Le premier acte d’un engagement ORE c’est l’élaboration d’un plan de gestion et d’actions qui concernera le château, le parc et la réserve archéologique.

Cet outil scientifique, technique, sanitaire et économique permettra de définir, programmer et contrôler la gestion du site dans une approche globale intégrant les aspects naturels et culturels (c’est la spécificité de l’ORE d’Espeyran). Cette réflexion collective doit prendre en compte les attentes et réalités d’aujourd’hui et anticiper celles de demain pour savoir comment adapter nos modes de gestion et d’actions. Cet exercice nous invite à une mutation des approches et des regards pour être dans une réflexion plus systémique, qui décloisonne les expertises en se retrouvant autour d’un enjeu commun « le respect du Vivant »

– Qu’attendez-vous de l’ORE dans le futur ?

Notre objectif est d’être exemplaire.
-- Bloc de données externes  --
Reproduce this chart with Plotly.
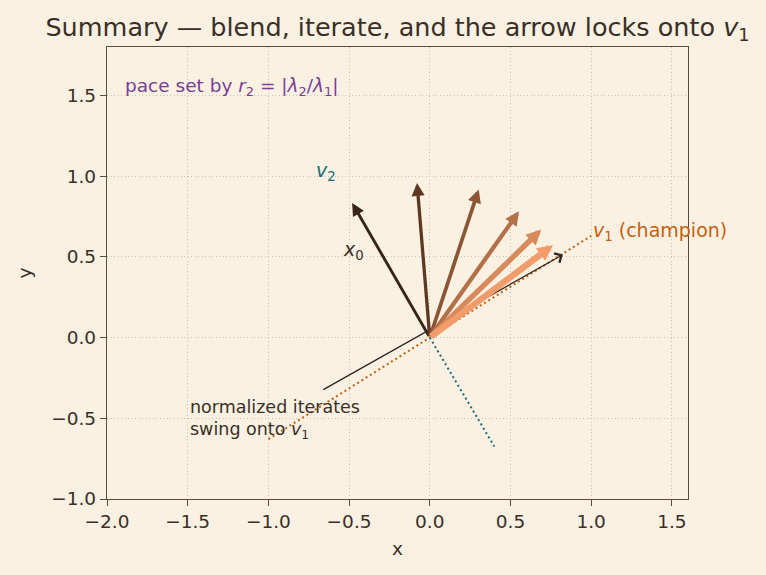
import plotly.graph_objects as go

# ---- data ----
iterate_names = ["x0", "x1", "x2", "x3", "x4", "x5"]
iterate_x = [-0.481, -0.079, 0.303, 0.553, 0.691, 0.763]
iterate_y = [0.834, 0.958, 0.918, 0.782, 0.669, 0.572]
iterate_colors = ["#3a2519", "#5e3822", "#8c5534", "#b3714a", "#d88a5c", "#f39c6b"]
iterate_widths = [2.9, 3.3, 3.7, 4.3, 5.4, 6.4]
iterate_head_px = [2.5, 2.6, 2.7, 2.8, 3.0, 3.1]

v1_line_x = [-1.0, 1.0]
v1_line_y = [-0.63, 0.63]
v2_line_x = [0.0, 0.40]
v2_line_y = [0.0, -0.675]

pointer_tail = (-0.669, -0.328)
pointer_tip = (0.825, 0.514)

xticks = [-2.0, -1.5, -1.0, -0.5, 0.0, 0.5, 1.0, 1.5]
yticks = [-1.0, -0.5, 0.0, 0.5, 1.0, 1.5]

BG = "#faf1e3"
INK = "#3a2f27"
FRAME = "#5b4c3e"
ORANGE = "#c8600e"
TEAL = "#1d6b77"
PURPLE = "#7a3d98"
FONT = "DejaVu Sans"

fig = go.Figure()
fig.add_trace(go.Scatter(x=v1_line_x, y=v1_line_y, mode="lines",
                         line=dict(color=ORANGE, width=2, dash="2px,3px"),
                         hoverinfo="skip", showlegend=False))
fig.add_trace(go.Scatter(x=v2_line_x, y=v2_line_y, mode="lines",
                         line=dict(color=TEAL, width=2, dash="2px,3px"),
                         hoverinfo="skip", showlegend=False))

annotations = []
annotations.append(dict(x=pointer_tip[0], y=pointer_tip[1], ax=pointer_tail[0], ay=pointer_tail[1],
                        xref="x", yref="y", axref="x", ayref="y", text="", showarrow=True,
                        arrowhead=4, arrowsize=1.6, arrowwidth=1.3, arrowcolor="#2e2520"))
for name, xx, yy, c, w, h in zip(iterate_names, iterate_x, iterate_y, iterate_colors,
                                 iterate_widths, iterate_head_px):
    annotations.append(dict(x=xx, y=yy, ax=0, ay=0, xref="x", yref="y", axref="x", ayref="y",
                            text="", showarrow=True, arrowhead=2, arrowsize=h / w,
                            arrowwidth=w, arrowcolor=c))

annotations += [
    dict(x=-1.9, y=1.55, xref="x", yref="y", showarrow=False, xanchor="left", yanchor="middle",
         text="pace set by <i>r</i><sub>2</sub> = |<i>λ</i><sub>2</sub>/<i>λ</i><sub>1</sub>|",
         font=dict(family=FONT, size=18.5, color=PURPLE)),
    dict(x=-0.64, y=1.03, xref="x", yref="y", showarrow=False, xanchor="center", yanchor="middle",
         text="<i>v</i><sub>2</sub>", font=dict(family=FONT, size=19, color=TEAL)),
    dict(x=-0.47, y=0.54, xref="x", yref="y", showarrow=False, xanchor="center", yanchor="middle",
         text="<i>x</i><sub>0</sub>", font=dict(family=FONT, size=19, color=INK)),
    dict(x=1.0, y=0.655, xref="x", yref="y", showarrow=False, xanchor="left", yanchor="middle",
         text="<i>v</i><sub>1</sub> (champion)", font=dict(family=FONT, size=19, color=ORANGE)),
    dict(x=-1.5, y=-0.43, xref="x", yref="y", showarrow=False, xanchor="left", yanchor="middle",
         text="normalized iterates", font=dict(family=FONT, size=17.5, color=INK)),
    dict(x=-1.5, y=-0.575, xref="x", yref="y", showarrow=False, xanchor="left", yanchor="middle",
         text="swing onto <i>v</i><sub>1</sub>", font=dict(family=FONT, size=17.5, color=INK)),
]

axis_common = dict(
    showline=True, mirror=True, linecolor=FRAME, linewidth=1.3,
    ticks="outside", ticklen=6, tickwidth=1.2, tickcolor=FRAME,
    showgrid=True, gridcolor="#c9c1b3", griddash="1px,2.5px", gridwidth=1,
    zeroline=False, tickformat=".1f",
    tickfont=dict(family=FONT, size=18.5, color=INK),
)

fig.update_layout(
    width=766, height=575,
    margin=dict(l=107, r=78, t=47, b=76),
    paper_bgcolor=BG, plot_bgcolor=BG,
    font=dict(family=FONT, color=INK),
    title=dict(text="Summary — blend, iterate, and the arrow locks onto <i>v</i><sub>1</sub>",
               x=0.5, xref="paper", y=1 - 27 / 575, yref="container", yanchor="middle",
               font=dict(family=FONT, size=25.5, color=INK)),
    xaxis=dict(range=[-2.0, 1.6], tickvals=xticks,
               title=dict(text="x", standoff=10, font=dict(family=FONT, size=18.5, color=INK)),
               **axis_common),
    yaxis=dict(range=[-1.0, 1.8], tickvals=yticks,
               title=dict(text="y", standoff=14, font=dict(family=FONT, size=18.5, color=INK)),
               **axis_common),
    annotations=annotations,
    showlegend=False,
)

fig.write_html("out.html")
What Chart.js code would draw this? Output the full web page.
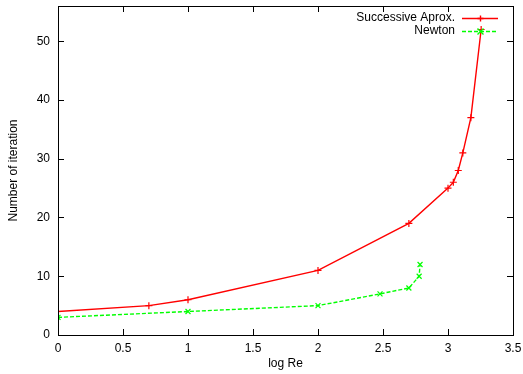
<!DOCTYPE html>
<html><head><meta charset="utf-8">
<script src="https://cdn.jsdelivr.net/npm/chart.js@4"></script>
<style>html,body{margin:0;padding:0;background:#fff}#wrap{width:523px;height:374px}</style>
</head><body><div id="wrap"><canvas id="c" width="523" height="374"></canvas></div>
<script>
const succX = [0, 0.699, 1, 2, 2.699, 3, 3.041, 3.079, 3.114, 3.176, 3.255];
const succY = [4, 5, 6, 11, 19, 25, 26, 28, 31, 37, 52];
const newtonX = [0, 1, 2, 2.477, 2.699, 2.778, 2.785];
const newtonY = [3, 4, 5, 7, 8, 10, 12];
const seriesNames = ["Successive Aprox.", "Newton"];
const seriesColors = ["#ff0000", "#00ff00"];
const xTitle = "log Re";
const yTitle = "Number of iteration";
const FONT = "Liberation Sans, Arial, sans-serif";
const LW = 1.4;

const framePlugin = {
  id: 'frame',
  afterDatasetsDraw(chart) {
    const ctx = chart.ctx, a = chart.chartArea;
    const xs = chart.scales.x, ys = chart.scales.y;
    ctx.save();
    ctx.strokeStyle = '#000'; ctx.lineWidth = 1;
    ctx.strokeRect(Math.round(a.left) + 0.5, Math.round(a.top) + 0.5, Math.round(a.right - a.left), Math.round(a.bottom - a.top));
    const tl = 6;
    ctx.beginPath();
    xs.ticks.forEach(t => {
      const px = Math.round(xs.getPixelForValue(t.value)) + 0.5;
      ctx.moveTo(px, a.bottom); ctx.lineTo(px, a.bottom - tl);
      ctx.moveTo(px, a.top); ctx.lineTo(px, a.top + tl);
    });
    ys.ticks.forEach(t => {
      const py = Math.round(ys.getPixelForValue(t.value)) + 0.5;
      ctx.moveTo(a.left, py); ctx.lineTo(a.left + tl, py);
      ctx.moveTo(a.right, py); ctx.lineTo(a.right - tl, py);
    });
    ctx.stroke();
    // axis titles
    ctx.fillStyle = '#000';
    ctx.font = '12px ' + FONT;
    ctx.textAlign = 'center'; ctx.textBaseline = 'middle';
    ctx.fillText(xTitle, (a.left + a.right) / 2, 364);
    ctx.save();
    ctx.translate(14, (a.top + a.bottom) / 2);
    ctx.rotate(-Math.PI / 2);
    ctx.fillText(yTitle, 0, 0);
    ctx.restore();
    // legend
    const rows = [18, 31];
    seriesNames.forEach((name, i) => {
      const y = rows[i];
      ctx.textAlign = 'right';
      ctx.fillStyle = '#000';
      ctx.fillText(name, 455, y);
      ctx.strokeStyle = seriesColors[i];
      ctx.lineWidth = LW;
      ctx.setLineDash(i === 1 ? [4, 2] : []);
      ctx.beginPath(); ctx.moveTo(462, y + 0.5); ctx.lineTo(498, y + 0.5); ctx.stroke();
      ctx.setLineDash([]);
      ctx.beginPath();
      const cx = 480.5, r = 3;
      if (i === 0) {
        ctx.moveTo(cx - r, y + 0.5); ctx.lineTo(cx + r, y + 0.5);
        ctx.moveTo(cx, y + 0.5 - r); ctx.lineTo(cx, y + 0.5 + r);
      } else {
        ctx.moveTo(cx - r, y + 0.5 - r); ctx.lineTo(cx + r, y + 0.5 + r);
        ctx.moveTo(cx - r, y + 0.5 + r); ctx.lineTo(cx + r, y + 0.5 - r);
      }
      ctx.stroke();
    });
    ctx.restore();
  }
};

function zeroPad(s) { s.paddingTop = 0; s.paddingBottom = 0; s.paddingLeft = 0; s.paddingRight = 0; }

new Chart(document.getElementById('c'), {
  type: 'scatter',
  data: {
    datasets: [
      { label: seriesNames[0], data: succX.map((x, i) => ({x, y: succY[i]})), showLine: true,
        borderColor: seriesColors[0], backgroundColor: seriesColors[0], borderWidth: LW, pointStyle: 'cross',
        pointRadius: 3.5, pointBorderWidth: 1.2, tension: 0 },
      { label: seriesNames[1], data: newtonX.map((x, i) => ({x, y: newtonY[i]})), showLine: true,
        borderColor: seriesColors[1], backgroundColor: seriesColors[1], borderWidth: LW, borderDash: [4, 2], pointStyle: 'crossRot',
        pointRadius: 3.5, pointBorderWidth: 1.2, tension: 0 }
    ]
  },
  options: {
    responsive: false, animation: false, devicePixelRatio: 1,
    layout: { padding: { left: 0, top: 6, right: 10, bottom: 0 } },
    plugins: { legend: { display: false }, tooltip: { enabled: false } },
    scales: {
      x: { type: 'linear', min: 0, max: 3.5,
        ticks: { stepSize: 0.5, color: '#000', font: { family: FONT, size: 12 }, padding: 6, maxRotation: 0,
          callback: v => String(v) },
        grid: { display: false, drawTicks: false }, border: { display: false },
        afterFit(s) { s.height = 39; zeroPad(s); } },
      y: { type: 'linear', min: 0, max: 56,
        ticks: { stepSize: 10, color: '#000', font: { family: FONT, size: 12 }, padding: 8 },
        afterBuildTicks(s) { s.ticks = s.ticks.filter(t => t.value % 10 === 0); },
        grid: { display: false, drawTicks: false }, border: { display: false },
        afterFit(s) { s.width = 58; zeroPad(s); } }
    }
  },
  plugins: [framePlugin]
});
</script></body></html>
Pour l’instant, nous sommes tellement au début de ce processus que notre plan d’action et de gestion est encore une page blanche. Nous souhaitons travailler sur un modèle de projet qui serait réutilisable sur d’autres sites du ministère de la Culture qui s’intéresseraient au dispositif ORE. Pour nous, ce serait formidable de créer une dynamique d’échanges de réflexions et de bonnes pratiques, mais aussi, très concrètement, un maillage territorial de sites patrimoniaux où la biosphère serait prise en charge de manière volontaire et concrète. Un cercle vertueux qui pourrait faire valoir son influence bien au-delà des établissements relevant du secteur public.